Study of the Abnormally High Photocurrent Relaxation Time in α-Ga2O3-Based Schottky Diodes

Ga 2 O 3 is a wide-bandgap material with a number of unique characteristics that make it a promising material for photonics: it is optically transparent to optical and near-ultraviolet radiation and has a high breakdown voltage and high radiation resistance. One of the shortcomings that currently prevent the use of this material in solar-blind photodetectors is the anomalously long rise and decay time of photoconductivity, which can reach hundreds of seconds. Such a slowdown of the photoconductivity significantly limits the application area of these materials. The nature of this effect is studied. The rise and decay times of the photoinduced current in α-Ga 2 O 3 Schottky diodes grown by the HVPE method on sapphire are measured under LED illumination at 259 and 530 nm. Under exposure to ultraviolet radiation, the current through the photosensitive structure of two opposing diodes increases in three stages: a very fast increase with a characteristic time of 70 ms, a slow increase with a characteristic time of 40 s, and a prolonged decay with a characteristic time of ~300 s.
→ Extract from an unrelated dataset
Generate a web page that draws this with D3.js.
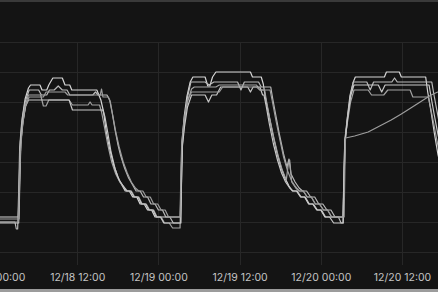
<!DOCTYPE html>
<meta charset="utf-8">
<style>
body { margin: 0; background: #141414; }
svg { display: block; }
.grid line { stroke: #272727; stroke-width: 1; shape-rendering: crispEdges; }
.grid path { display: none; }
.axis path, .axis line { display: none; }
.axis text { fill: #c4c4c4; font-family: Inter, sans-serif; font-size: 10.5px; }
.line { fill: none; stroke-width: 1.2; stroke-linejoin: round; }
</style>
<body>
<script src="https://cdn.jsdelivr.net/npm/d3@7"></script>
<script>

// readings: [hours since 12/18 00:00, temperature]
var sensor1 = [[0,15.5],[3.3,15.5],[3.45,19.5],[3.6,23.0],[3.9,25.5],[4.3,27.3],[4.8,28.4],[5.1,28.7],
  [6.5,28.7],[6.8,28.2],[7.5,28.2],[7.8,28.7],[8.4,29.4],[9.8,29.4],[10.2,28.7],[10.9,28.7],[11.2,28.2],[14.9,28.2],[15.2,27.7],
  [15.5,27.2],[15.9,26.0],[16.3,24.0],[16.8,22.3],[17.4,20.7],[18.0,19.5],[18.6,18.7],[19.1,18.1],[19.7,18.1],[20.2,17.5],[20.8,17.5],[21.3,16.8],[21.9,16.8],[22.4,16.2],[23.0,16.2],[23.5,15.5],[27.25,15.5],
  [27.35,19.0],[27.5,23.0],[27.8,25.5],[28.2,27.5],[28.7,29.0],[29.1,29.5],
  [30.9,29.5],[31.3,28.6],[31.6,28.6],[32.0,29.5],[32.5,30.0],[37.6,30.0],[37.9,29.5],[39.2,29.5],[39.5,28.8],
  [39.8,27.5],[40.3,25.8],[40.9,23.8],[41.5,22.0],[42.1,20.5],[42.7,19.4],[43.3,18.6],[43.8,18.1],[44.4,18.1],[45.0,17.5],[45.6,17.5],[46.2,16.8],[46.8,16.8],[47.4,16.2],[48.0,16.2],[48.6,15.5],[51.3,15.5],
  [51.4,19.5],[51.55,23.2],[51.9,25.3],[52.3,27.6],[52.8,29.0],[53.1,29.5],
  [57.4,29.5],[57.7,30.0],[59.6,30.0],[59.9,29.5],[63.5,29.5],
  [63.8,28.0],[64.3,26.0],[64.8,23.8],[65.3,21.8],[65.8,20.3]];

var sensor2 = [[0,15.0],[2.8,15.0],[3.0,14.3],[3.2,14.3],[3.35,18.0],[3.5,22.5],[3.8,25.0],[4.3,27.0],[4.9,28.2],
  [6.3,28.2],[6.7,27.7],[7.5,27.7],[7.9,28.2],[8.6,28.2],[9.2,28.6],[9.8,28.2],[10.5,28.2],[10.9,27.7],[14.3,27.7],[14.7,28.0],[15.1,27.7],[16.4,27.7],
  [16.8,27.2],[17.2,25.8],[17.6,24.2],[18.0,22.8],[18.4,21.7],[19.0,20.4],[19.6,19.4],[20.2,18.7],[20.7,18.1],[21.3,18.1],[21.8,17.5],[22.4,17.5],[22.9,16.8],[23.5,16.8],[24.0,16.2],[24.6,16.2],[25.1,15.5],[25.7,15.5],[26.2,14.9],[27.3,14.9],
  [27.4,18.5],[27.55,22.8],[27.9,25.3],[28.3,27.5],[28.8,29.0],
  [30.9,29.0],[31.5,28.7],[32.2,29.0],[35.7,29.0],[36.2,28.2],[36.7,29.0],[38.8,29.0],[39.2,28.5],[40.6,28.5],
  [40.9,27.3],[41.4,25.5],[41.9,23.7],[42.5,21.8],[43.0,20.5],[43.3,21.3],[43.6,19.8],[44.2,19.0],[44.8,18.4],[45.3,18.1],[45.9,18.1],[46.5,17.5],[47.1,17.5],[47.7,16.8],[48.3,16.8],[48.9,16.2],[49.5,16.2],[50.1,15.5],[50.6,15.5],[51.0,14.9],[51.3,14.9],
  [51.4,18.5],[51.6,23.0],[51.95,25.5],[52.4,27.7],[52.8,29.0],
  [54.8,29.0],[55.3,28.2],[55.8,29.0],[58.5,29.0],[58.9,29.4],[59.3,29.0],[64.4,29.0],
  [64.7,27.8],[65.2,26.0],[65.7,24.2]];

var sensor3 = [[0,15.3],[3.4,15.3],[3.55,20.0],[3.7,23.2],[4.0,25.0],[4.4,26.8],[4.8,27.7],
  [6.6,27.7],[7.0,26.6],[7.4,26.6],[7.8,27.2],[10.8,27.2],[11.3,26.7],[13.6,26.7],[13.9,27.0],[14.2,26.7],[15.3,26.7],
  [15.6,26.0],[16.0,24.6],[16.5,22.8],[17.1,21.0],[17.7,19.8],[18.3,19.0],[18.9,18.5],[19.4,18.1],[20.0,18.1],[20.5,17.5],[21.1,17.5],[21.6,16.8],[22.2,16.8],[22.7,16.2],[23.3,16.2],[23.8,15.5],[24.4,15.5],[24.9,14.9],[25.6,14.9],[26.1,14.4],[27.2,14.4],
  [27.3,18.0],[27.45,22.5],[27.8,25.0],[28.3,27.0],[28.9,28.3],[29.3,28.5],
  [32.5,28.5],[33.0,28.7],[38.5,28.7],[39.0,28.2],[39.7,28.2],
  [40.0,27.0],[40.5,25.2],[41.1,23.3],[41.7,21.6],[42.3,20.2],[42.9,19.2],[43.2,20.8],[43.4,21.2],[43.7,19.0],[44.3,18.4],[44.8,18.1],[45.4,18.1],[46.0,17.5],[46.6,17.5],[47.2,16.8],[47.8,16.8],[48.4,16.2],[49.0,16.2],[49.6,15.5],[51.3,15.5],
  [51.4,19.0],[51.55,23.0],[51.9,24.8],[52.4,27.0],[52.9,28.2],
  [55.0,28.2],[55.5,27.7],[57.3,27.7],[57.9,28.2],[61.2,28.2],[61.6,27.5],[63.9,27.5],
  [64.2,26.5],[64.7,24.8],[65.2,23.0],[65.7,21.5]];

var sensor4 = [[0,14.9],[3.35,14.9],[3.5,19.0],[3.65,22.8],[3.95,25.0],[4.4,26.6],[4.8,27.2],
  [10.8,27.2],[11.3,26.2],[15.8,26.2],
  [16.1,25.5],[16.5,24.0],[17.0,22.0],[17.6,20.3],[18.2,19.2],[18.8,18.6],[19.3,18.1],[19.9,18.1],[20.4,17.5],[21.0,17.5],[21.5,16.8],[22.1,16.8],[22.6,16.2],[23.2,16.2],[23.7,15.5],[24.3,15.5],[24.8,14.9],[27.3,14.9],
  [27.4,18.8],[27.55,22.6],[27.85,24.5],[28.3,26.5],[28.9,27.7],
  [30.9,27.7],[31.4,27.0],[31.9,27.7],[32.6,27.7],[33.2,28.5],[37.2,28.5],[37.6,28.0],[38.0,28.5],[39.0,28.5],[39.4,27.7],[39.6,27.7],
  [39.9,26.7],[40.4,24.8],[41.0,22.8],[41.6,21.2],[42.2,19.9],[42.8,19.0],[43.4,18.4],[43.9,18.1],[44.5,18.1],[45.1,17.5],[45.7,17.5],[46.3,16.8],[46.9,16.8],[47.5,16.2],[48.1,16.2],[48.7,15.5],[49.3,15.5],[49.9,14.9],[51.3,14.9],
  [51.4,18.8],[51.6,23.2],[51.95,25.3],[52.4,27.6],[52.9,28.7],
  [56.5,28.7],[57.0,28.0],[57.5,28.7],[64.0,28.7],
  [64.3,27.5],[64.8,25.6],[65.3,23.8],[65.8,22.2]];

var sensor5 = [[0,15.0],[3.3,15.0],[3.45,18.5],[3.6,22.0],[3.9,24.5],[4.3,26.5],[4.9,27.5],[7.0,27.5],[7.4,28.0],[10.2,28.0],[10.6,27.7],[15.4,27.7],[15.6,28.3],[15.8,27.5],[16.6,27.5],
  [16.9,27.0],[17.3,25.5],[17.7,24.0],[18.2,22.5],[18.8,21.0],[19.4,19.9],[20.0,19.0],[20.6,18.4],[21.1,18.1],[21.7,18.1],[22.2,17.5],[22.8,17.5],[23.3,16.8],[23.9,16.8],[24.4,16.2],[25.0,16.2],[25.5,15.5],[27.2,15.5],
  [27.3,19.0],[27.45,23.0],[27.8,25.2],[28.3,27.2],[28.9,28.0],
  [33.0,28.0],[33.5,28.5],[38.5,28.5],[39.0,28.2],[40.5,28.2],
  [40.8,27.2],[41.3,25.4],[41.9,23.4],[42.5,21.5],[43.1,20.1],[43.7,19.1],[44.3,18.5],[44.8,18.1],[45.4,18.1],[46.0,17.5],[46.6,17.5],[47.2,16.8],[47.8,16.8],[48.4,16.2],[49.0,16.2],[49.6,15.5],[51.45,15.5],
  [51.55,20.0],[51.65,23.4],[53.0,23.6],[55.0,24.0],[56.7,24.6],[58.4,25.2],[59.9,25.8],[61.3,26.4],[62.8,27.05],[64.3,27.7],[65.3,28.0],[65.8,28.2]];

var sensors = [sensor1, sensor2, sensor3, sensor4, sensor5];
var colors = ["#d6d6d6", "#b9b9b9", "#a3a3a3", "#c8c8c8", "#9d9d9d"];

// horizontal grid values
var yGrid = [12, 15, 18, 21, 24, 27, 30, 33];

var width = 438, height = 292;
var plotTop = 42, plotBottom = 265;

var start = new Date(2023, 11, 18, 0, 0);
function toDate(h) { return new Date(start.getTime() + h * 3600e3); }

var x = d3.scaleTime()
    .domain([start, new Date(2023, 11, 20, 12, 0)])
    .range([-4, 402]);
var y = d3.scaleLinear()
    .domain([10.7, 33])
    .range([plotBottom, plotTop]);

var svg = d3.select("body").append("svg")
    .attr("width", width)
    .attr("height", height);

svg.append("rect").attr("width", width).attr("height", height).attr("fill", "#141414");

// frame bits from the screenshot edges
svg.append("rect").attr("x", 0).attr("y", 0).attr("width", width).attr("height", 2).attr("fill", "#3a3a3a");
svg.append("rect").attr("x", 0).attr("y", 289).attr("width", width).attr("height", 3).attr("fill", "#9c9c9c");

svg.append("clipPath").attr("id", "plot")
  .append("rect").attr("x", 0).attr("y", plotTop - 2).attr("width", width).attr("height", plotBottom - plotTop + 2);

// horizontal grid
svg.append("g")
    .attr("class", "grid")
    .call(d3.axisLeft(y).tickValues(yGrid).tickSize(-width).tickFormat(""));

// vertical grid
svg.append("g")
    .attr("class", "grid")
    .attr("transform", "translate(0," + plotBottom + ")")
    .call(d3.axisBottom(x).ticks(d3.timeHour.every(12)).tickSize(-(plotBottom - plotTop)).tickFormat(""));

var line = d3.line()
    .x(function(d) { return x(toDate(d[0])); })
    .y(function(d) { return y(d[1]); });

svg.append("g").attr("clip-path", "url(#plot)")
  .selectAll("path")
    .data(sensors)
  .enter().append("path")
    .attr("class", "line")
    .style("stroke", function(d, i) { return colors[i]; })
    .attr("d", line);

// x axis labels
svg.append("g")
    .attr("class", "axis")
    .attr("transform", "translate(0," + plotBottom + ")")
    .call(d3.axisBottom(x).ticks(d3.timeHour.every(12)).tickSize(0).tickPadding(9)
      .tickFormat(d3.timeFormat("%m/%d %H:%M")));

</script>
</body>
Upon subsequent illumination with green radiation, the increase in current with a characteristic time of 130 and 40 s is superimposed on a slow decrease in the amplitude of the maximal current with a characteristic time of ~1500 s. The analysis of the current relaxation shows the presence of deep centers with an energy of E C = 0.17 eV. A significant slowdown in the relaxation of the photoinduced current can be associated with potential fluctuations near the Schottky barrier.